China needs to correctly handle the “pace, focus and magnitude of macroeconomic controls to avoid large fluctuations and maintain stable and relatively fast economic growth,” Zhou, governor of the People’s Bank of China, said during the IMF meeting in Washington.
China is trying to prevent a flood of cash from the trade surplus and foreign investment from fanning inflation that is already at an 11-year high. The nation has accelerated the yuan’s appreciation this year to ease pressure on inflation.
The currency has strengthened 4 percent against the US dollar this year, bringing the yuan’s advance to 18.4 percent since the end of its peg to the dollar in 2005. The currency closed in Shanghai on Friday at 7.0065 per US dollar.
“The exchange-rate has limited impact on adjusting the trade imbalance,” Zhou said. “Over-exaggeration of its function is not only impractical but will also misguide the course of such an adjustment.”
US Treasury Secretary Henry Paulson said last week in Beijing it was “dangerous” for the exchange rate not to reflect the fundamentals of the world’s fourth-largest economy.

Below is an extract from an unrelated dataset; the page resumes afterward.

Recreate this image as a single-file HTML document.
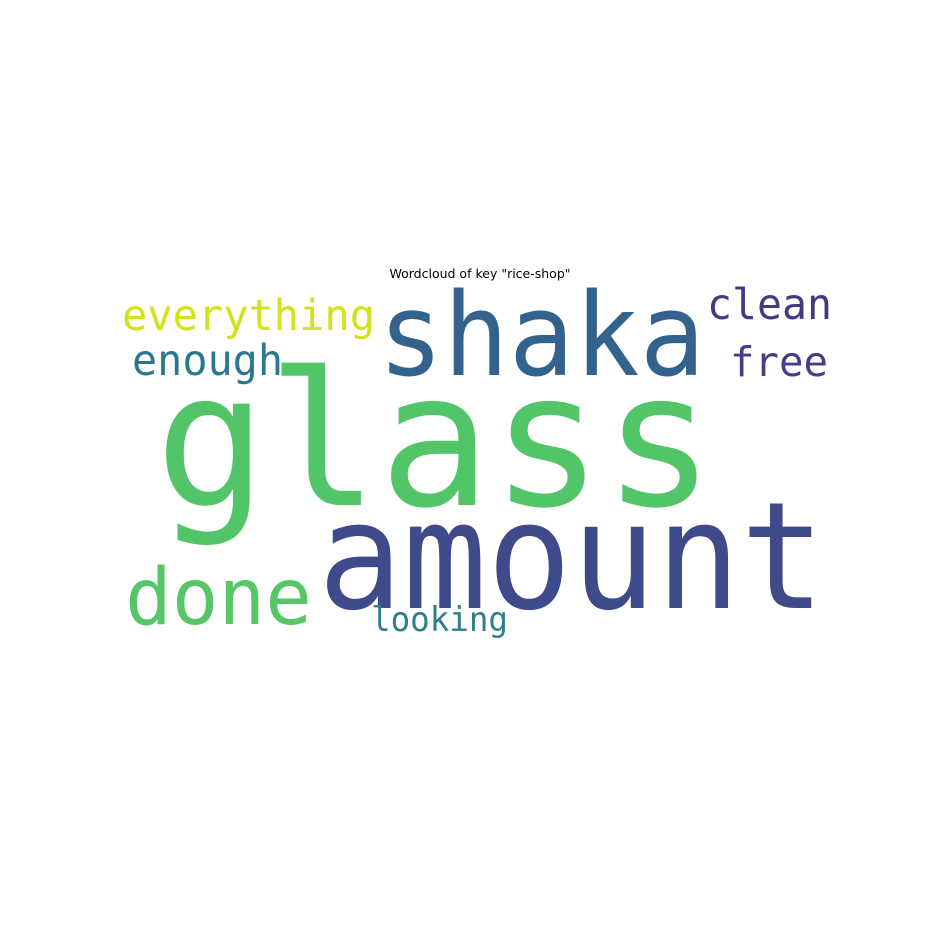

A slowing world economy has helped promote trade protectionism, Zhou said, urging all governments to stand up against such sentiment.
Financial market turbulence triggered by the US subprime meltdown is the biggest problem this year, Zhou said. Developed nations should shoulder the main responsibilities of stabilizing global financial markets and adjust their own economic policies accordingly, he said.
Emerging markets need to “closely” monitor trade and the change of capital flows to enhance their ability to buffer impacts from the outside and to ensure the healthy development of their own economies, China’s central bank governor said.